The most striking example comes toward the end of the book, after the women have assumed power and are making it ever harder for men to be men and small green furry creatures from Alpha Centauri to be small green furry creatures from Alpha Centauri. Boyd has the women, led by the "Mother Presiding" Dr. Carey, hyper-feminize America. And in so doing, those same women are behaving like non-feminist women who just happen to have homicidal urges any time they see a man who isn't blindly docile to the New Logic of women. Whereas feminism now focuses on gender equality and eliminating difference, Boyd's feminists exhibit traits that modern feminism claims exist primarily because of male dominance in society—ergo, in a female-dominated or gender-equal society, those traits would be minimized or non-existent. As a result, while Sex and the High Command probably stands as an interesting example of how reactionaries viewed the fledgling feminist movement of the 1960s, it's hardly a valid critique of that movement.

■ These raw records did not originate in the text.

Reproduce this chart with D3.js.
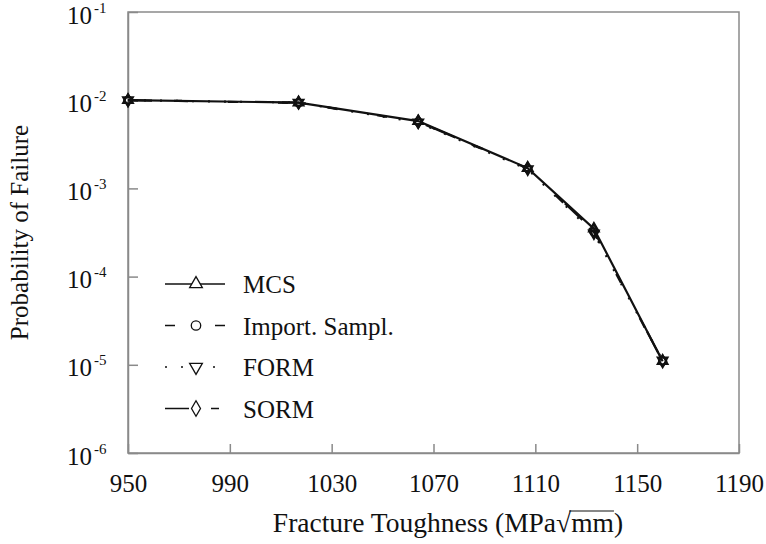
<!DOCTYPE html>
<html>
<head>
<meta charset="utf-8">
<script src="https://cdn.jsdelivr.net/npm/d3@7"></script>
<style>
  body { margin: 0; background: #fff; }
  text { font-family: "Liberation Serif", "Times New Roman", serif; fill: #111; }
</style>
</head>
<body>
<svg id="chart"></svg>
<script>
var width = 766,
    height = 544,
    margin = {top: 12, right: 27, bottom: 91, left: 128};

var toughness = [950, 1017, 1064, 1107, 1133, 1160];
var mcs = [1.0e-2, 9.4e-3, 5.8e-3, 1.70e-3, 3.5e-4, 1.10e-5];
var importSampl = [1.0e-2, 9.3e-3, 5.7e-3, 1.68e-3, 3.2e-4, 1.10e-5];
var form = [1.0e-2, 9.4e-3, 5.6e-3, 1.65e-3, 3.1e-4, 1.12e-5];
var sorm = [1.0e-2, 9.4e-3, 5.7e-3, 1.70e-3, 3.3e-4, 1.10e-5];
var xTicks = [950, 990, 1030, 1070, 1110, 1150, 1190];
var yTicks = [1e-1, 1e-2, 1e-3, 1e-4, 1e-5, 1e-6];
var yTickLabels = ['-1', '-2', '-3', '-4', '-5', '-6'];
var seriesNames = ['MCS', 'Import. Sampl.', 'FORM', 'SORM'];

var series = [
    {name: seriesNames[0], values: mcs, symbol: d3.symbolTriangle, rotate: 0, dash: null},
    {name: seriesNames[1], values: importSampl, symbol: d3.symbolCircle, rotate: 0, dash: '10,40'},
    {name: seriesNames[2], values: form, symbol: d3.symbolTriangle, rotate: 180, dash: '2,14'},
    {name: seriesNames[3], values: sorm, symbol: d3.symbolDiamond, rotate: 0, dash: '24,22,8,100'}
];

var svg = d3.select('svg#chart')
    .attr('width', width)
    .attr('height', height);

var plotW = width - margin.left - margin.right,
    plotH = height - margin.top - margin.bottom;

var g = svg.append('g')
    .attr('transform', 'translate(' + margin.left + ',' + margin.top + ')');

var x = d3.scaleLinear().domain([950, 1190]).range([0, plotW]);
var y = d3.scaleLog().domain([1e-6, 1e-1]).range([plotH, 0]);

// frame
g.append('rect')
    .attr('width', plotW)
    .attr('height', plotH)
    .attr('fill', 'none')
    .attr('stroke', '#8a8a8a')
    .attr('stroke-width', 1.5);

var xAxis = g.append('g')
    .attr('transform', 'translate(0,' + plotH + ')')
    .call(d3.axisBottom(x).tickValues(xTicks).tickFormat(d3.format('d'))
        .tickSizeInner(-9).tickSizeOuter(0));
xAxis.selectAll('text')
    .attr('y', 39)
    .attr('dy', 0)
    .attr('font-size', 25);

var yAxis = g.append('g')
    .call(d3.axisLeft(y).tickValues(yTicks).tickSizeInner(-10).tickSizeOuter(0));
yAxis.selectAll('text')
    .attr('x', -61)
    .attr('dy', 0)
    .attr('y', 11)
    .attr('text-anchor', 'start')
    .attr('font-size', 25)
    .text('10')
    .append('tspan')
    .attr('dy', -11)
    .attr('dx', 2)
    .attr('font-size', 15)
    .text(function(d, i) { return yTickLabels[i]; });

svg.selectAll('.domain, .tick line')
    .attr('stroke', '#8a8a8a')
    .attr('stroke-width', 1.5);

function symbolPath(s, size) {
    return d3.symbol().type(s.symbol).size(size)();
}

series.forEach(function(s) {
    var pts = s.values.map(function(v, i) { return [toughness[i], v]; });
    var line = d3.line()
        .x(function(d) { return x(d[0]); })
        .y(function(d) { return y(d[1]); });
    g.append('path')
        .datum(pts)
        .attr('d', line)
        .attr('fill', 'none')
        .attr('stroke', '#111')
        .attr('stroke-width', 2.2)
        .attr('stroke-dasharray', s.dash);
    g.selectAll(null)
        .data(pts)
        .enter().append('path')
        .attr('d', symbolPath(s, 45))
        .attr('transform', function(d) {
            return 'translate(' + x(d[0]) + ',' + y(d[1]) + ') rotate(' + s.rotate + ')';
        })
        .attr('fill', 'none')
        .attr('stroke', '#111')
        .attr('stroke-width', 1.8);
});

// legend
var legend = svg.append('g').attr('transform', 'translate(165,284)');
var row = legend.selectAll('g')
    .data(series)
    .enter().append('g')
    .attr('transform', function(d, i) { return 'translate(0,' + (i * 41.5) + ')'; });
row.append('line')
    .attr('x1', 0).attr('x2', 60)
    .attr('stroke', '#111')
    .attr('stroke-width', 1.5)
    .attr('stroke-dasharray', function(d) { return d.dash; });
row.append('path')
    .attr('d', function(d) { return symbolPath(d, 70); })
    .attr('transform', function(d) { return 'translate(31,0) rotate(' + d.rotate + ')'; })
    .attr('fill', 'white')
    .attr('stroke', '#111')
    .attr('stroke-width', 1.3);
row.append('text')
    .attr('x', 78)
    .attr('y', 9)
    .attr('font-size', 25)
    .text(function(d) { return d.name; });

// axis titles
var xTitle = svg.append('text')
    .attr('x', 448)
    .attr('y', 532)
    .attr('text-anchor', 'middle')
    .attr('font-size', 27.5);
xTitle.append('tspan').text('Fracture Toughness (MPa\u221A');
xTitle.append('tspan').text('mm');
xTitle.append('tspan').text(')');
var node = xTitle.node();
var full = node.textContent;
var start = node.getStartPositionOfChar(full.indexOf('mm'));
var end = node.getEndPositionOfChar(full.indexOf('mm') + 1);
svg.append('line')
    .attr('x1', start.x - 2).attr('x2', end.x)
    .attr('y1', 511).attr('y2', 511)
    .attr('stroke', '#111')
    .attr('stroke-width', 1.2);

svg.append('text')
    .attr('transform', 'translate(28,' + (margin.top + plotH / 2) + ') rotate(-90)')
    .attr('text-anchor', 'middle')
    .attr('font-size', 25)
    .text('Probability of Failure');
</script>
</body>
</html>
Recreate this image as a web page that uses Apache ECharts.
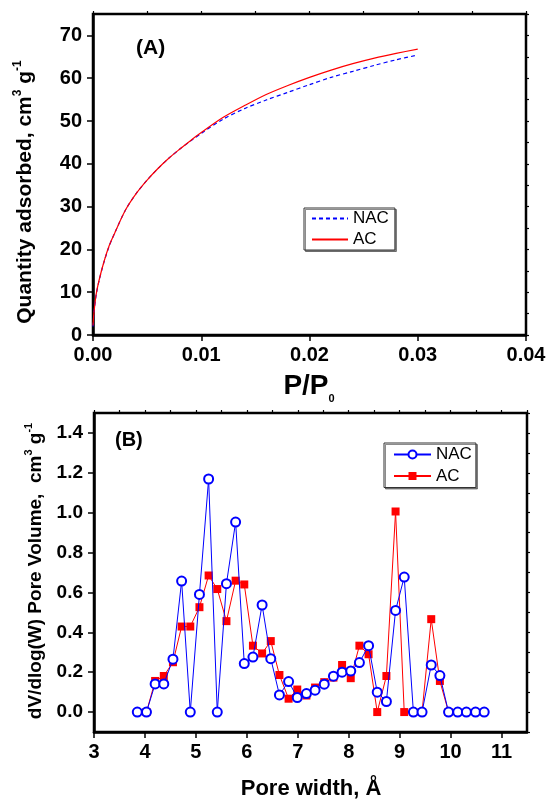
<!DOCTYPE html>
<html>
<head>
<meta charset="utf-8">
<script src="https://cdn.jsdelivr.net/npm/echarts@6/dist/echarts.min.js"></script>
<style>
html,body{margin:0;padding:0;background:#fff;}
#chart{width:549px;height:799px;}
</style>
</head>
<body>
<div id="chart"></div>
<script>
// ---------- Panel A: adsorption isotherm ----------
const relPressure = [0, 0.0001, 0.0003, 0.0006, 0.001, 0.0015, 0.002, 0.003, 0.004, 0.005, 0.006, 0.007, 0.008, 0.009, 0.010, 0.012, 0.014, 0.016, 0.018, 0.020, 0.022, 0.024, 0.026, 0.028, 0.030];
const nacIsotherm = [2.0, 5.4, 9.5, 13.1, 16.9, 20.8, 23.8, 29.2, 33.1, 36.2, 38.9, 41.3, 43.4, 45.3, 47.1, 50.4, 52.9, 54.9, 56.7, 58.5, 60.2, 61.6, 63.0, 64.3, 65.4];
const acIsotherm  = [2.2, 5.5, 9.6, 13.2, 17.0, 20.9, 23.8, 29.2, 33.1, 36.2, 38.9, 41.3, 43.4, 45.4, 47.3, 50.8, 53.6, 56.2, 58.3, 60.2, 61.9, 63.4, 64.7, 65.8, 66.8];
const xTicksA = [0, 0.01, 0.02, 0.03, 0.04];
const yTicksA = [0, 10, 20, 30, 40, 50, 60, 70];

// ---------- Panel B: pore size distribution ----------
const poreWidth = [3.85, 4.03, 4.20, 4.37, 4.55, 4.72, 4.89, 5.07, 5.25, 5.42, 5.60, 5.78, 5.95, 6.12, 6.30, 6.47, 6.64, 6.82, 6.99, 7.17, 7.34, 7.52, 7.70, 7.87, 8.04, 8.21, 8.39, 8.56, 8.74, 8.92, 9.09, 9.27, 9.44, 9.62, 9.79, 9.96, 10.14, 10.31, 10.49, 10.66];
const nacPore = [0, 0, 0.141, 0.141, 0.265, 0.657, 0, 0.59, 1.169, 0, 0.644, 0.953, 0.243, 0.276, 0.537, 0.268, 0.086, 0.153, 0.073, 0.093, 0.11, 0.14, 0.18, 0.2, 0.206, 0.248, 0.333, 0.1, 0.053, 0.51, 0.677, 0, 0, 0.236, 0.183, 0, 0, 0, 0, 0];
const acPore  = [null, 0, 0.156, 0.181, 0.25, 0.429, 0.429, 0.526, 0.685, 0.617, 0.456, 0.659, 0.64, 0.333, 0.294, 0.356, 0.186, 0.067, 0.113, 0.083, 0.123, 0.15, 0.173, 0.236, 0.17, 0.333, 0.29, 0, 0.181, 1.006, 0, 0, 0, 0.466, 0.156, 0, null, null, null, null];
const xTicksB = [3, 4, 5, 6, 7, 8, 9, 10, 11];
const yTicksB = [0, 0.2, 0.4, 0.6, 0.8, 1.0, 1.2, 1.4];

const FONT = '"Liberation Sans", Arial, Helvetica, sans-serif';
const BLUE = '#0000ff', RED = '#ff0000';

function pairs(xs, ys) { return xs.map((x, i) => [x, ys[i]]); }

const lblStyle = (size, margin, fmt) => ({
  show: true, fontSize: size, fontWeight: 'bold', color: '#000', fontFamily: FONT, margin: margin, formatter: fmt
});
const lineAx = { show: true, onZero: false, lineStyle: { color: '#000', width: 2.5 } };
const majorTick = (vals) => ({ show: true, inside: false, length: 6, customValues: vals, lineStyle: { color: '#000', width: 1.5 } });
const minorAxis = (grid, min, max, step) => ({
  gridIndex: grid, type: 'value', min: min, max: max, interval: step,
  axisLine: { show: false, onZero: false }, axisLabel: { show: false }, splitLine: { show: false },
  axisTick: { show: true, inside: false, length: 3, lineStyle: { color: '#000', width: 1.2 } }
});

const chart = echarts.init(document.getElementById('chart'), null, { renderer: 'canvas' });

const option = {
  animation: false,
  backgroundColor: '#fff',
  textStyle: { fontFamily: FONT },
  grid: [
    { left: 93, top: 14, width: 433, height: 321, containLabel: false, outerBoundsMode: 'none', show: true, borderColor: '#000', borderWidth: 2.5, backgroundColor: 'transparent' },
    { left: 94, top: 413, width: 433, height: 319, containLabel: false, outerBoundsMode: 'none', show: true, borderColor: '#000', borderWidth: 2.5, backgroundColor: 'transparent' }
  ],
  xAxis: [
    { gridIndex: 0, type: 'value', min: 0, max: 0.04, interval: 0.01,
      axisLine: lineAx, splitLine: { show: false },
      axisTick: majorTick(xTicksA),
      axisLabel: Object.assign(lblStyle(20, 10, v => v.toFixed(2)), { customValues: xTicksA }) },
    { gridIndex: 1, type: 'value', min: 3, max: 11.5, interval: 1,
      axisLine: lineAx, splitLine: { show: false },
      axisTick: majorTick(xTicksB),
      axisLabel: Object.assign(lblStyle(20, 10, v => String(v)), { customValues: xTicksB }) },
    minorAxis(1, 3, 11.5, 0.5),
    minorAxis(0, 0, 0.04, 0.005)
  ],
  yAxis: [
    { gridIndex: 0, type: 'value', min: 0, max: 75, interval: 10,
      axisLine: lineAx, splitLine: { show: false },
      axisTick: majorTick(yTicksA),
      axisLabel: Object.assign(lblStyle(20, 11, v => String(v)), { customValues: yTicksA }) },
    { gridIndex: 1, type: 'value', min: -0.1, max: 1.5, interval: 0.1,
      axisLine: lineAx, splitLine: { show: false },
      axisTick: majorTick(yTicksB),
      axisLabel: Object.assign(lblStyle(19, 11, v => v.toFixed(1)), { customValues: yTicksB }) },
    minorAxis(0, 0, 75, 5),
    minorAxis(1, -0.1, 1.5, 0.1)
  ],
  legend: [
    { show: true, orient: 'vertical', left: 304, top: 208, padding: [2, 6, 2, 7],
      itemWidth: 36, itemHeight: 10, itemGap: 4,
      data: ['NAC', 'AC'], borderColor: '#333', borderWidth: 1, backgroundColor: '#fff',
      shadowColor: 'rgba(0,0,0,0.45)', shadowOffsetX: 1.5, shadowOffsetY: 1.5, shadowBlur: 0,
      itemStyle: { opacity: 0 },
      textStyle: { fontSize: 17, color: '#000', fontFamily: FONT, lineHeight: 17 },
      selectedMode: false },
    { show: true, orient: 'vertical', left: 384, top: 443, padding: [3, 4, 3, 9],
      itemWidth: 37, itemHeight: 10, itemGap: 4.5,
      data: ['NAC-B', 'AC-B'], borderColor: '#333', borderWidth: 1, backgroundColor: '#fff',
      shadowColor: 'rgba(0,0,0,0.45)', shadowOffsetX: 1.5, shadowOffsetY: 1.5, shadowBlur: 0,
      formatter: n => n.replace('-B', ''),
      textStyle: { fontSize: 17, color: '#000', fontFamily: FONT, lineHeight: 17 },
      selectedMode: false }
  ],
  series: [
    { name: 'NAC', type: 'line', xAxisIndex: 0, yAxisIndex: 0, data: pairs(relPressure, nacIsotherm),
      symbol: 'none', smooth: 0.3, color: BLUE, lineStyle: { color: BLUE, width: 1.2, type: [4, 3] }, z: 3 },
    { name: 'AC', type: 'line', xAxisIndex: 0, yAxisIndex: 0, data: pairs(relPressure, acIsotherm),
      symbol: 'none', smooth: 0.3, color: RED, lineStyle: { color: RED, width: 1.2 }, z: 4 },
    { name: 'AC-B', type: 'line', xAxisIndex: 1, yAxisIndex: 1, data: pairs(poreWidth, acPore),
      symbol: 'rect', symbolSize: 8, color: RED, itemStyle: { color: RED },
      lineStyle: { color: RED, width: 1 }, connectNulls: false, z: 3 },
    { name: 'NAC-B', type: 'line', xAxisIndex: 1, yAxisIndex: 1, data: pairs(poreWidth, nacPore),
      symbol: 'emptyCircle', symbolSize: 9, color: BLUE, itemStyle: { color: BLUE, borderColor: BLUE, borderWidth: 1.2 },
      lineStyle: { color: BLUE, width: 1 }, z: 4 }
  ],
  graphic: [
    { type: 'text', left: 136, top: 38, style: { text: '(A)', font: 'bold 21px ' + FONT, fill: '#000' } },
    { type: 'text', left: 115, top: 430, style: { text: '(B)', font: 'bold 20px ' + FONT, fill: '#000' } },
    { type: 'text', x: 25, y: 192, rotation: Math.PI / 2,
      style: { text: '{n|Quantity adsorbed, cm}{s|3}{n| g}{s|-1}', align: 'center', verticalAlign: 'middle', fill: '#000',
        rich: { n: { fontSize: 21, fontWeight: 'bold', fontFamily: FONT, lineHeight: 27, fill: '#000' },
                s: { fontSize: 12, fontWeight: 'bold', fontFamily: FONT, lineHeight: 12, verticalAlign: 'top', fill: '#000' } } } },
    { type: 'text', x: 36, y: 571, rotation: Math.PI / 2,
      style: { text: '{n|dV/dlog(W) Pore Volume,  cm}{s|3}{n| g}{s|-1}', align: 'center', verticalAlign: 'middle', fill: '#000',
        rich: { n: { fontSize: 19, fontWeight: 'bold', fontFamily: FONT, lineHeight: 25, fill: '#000' },
                s: { fontSize: 11, fontWeight: 'bold', fontFamily: FONT, lineHeight: 11, verticalAlign: 'top', fill: '#000' } } } },
    { type: 'text', x: 309, y: 386,
      style: { text: '{n|P/P}{s|0}', align: 'center', verticalAlign: 'middle', fill: '#000',
        rich: { n: { fontSize: 28, fontWeight: 'bold', fontFamily: FONT, lineHeight: 36, fill: '#000' },
                s: { fontSize: 11, fontWeight: 'bold', fontFamily: FONT, lineHeight: 11, verticalAlign: 'bottom', fill: '#000' } } } },
    { type: 'text', x: 311, y: 789,
      style: { text: 'Pore width, Å', font: 'bold 22px ' + FONT, align: 'center', verticalAlign: 'middle', fill: '#000' } }
  ]
};
chart.setOption(option);
</script>
</body>
</html>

So, Sex and the High Command is neither an intellectually-stimulating polemic nor a rousing adventure novel. It has no interesting characters, very little clever or even cogent dialogue, and a distinct absence of plot or true resolution. So already, this book has managed to alienate the two largest (non-disjoint) sets of SF readers: those who seek profound themes and those who just want to relax and read a good story. Only those interested in historical artifacts or people like me, who will read something that they suspect is awful just for that suspicion, will find this book appealing. But that may be optimism on my part.

Because repetition is key: yes, it's as bad as it sounds.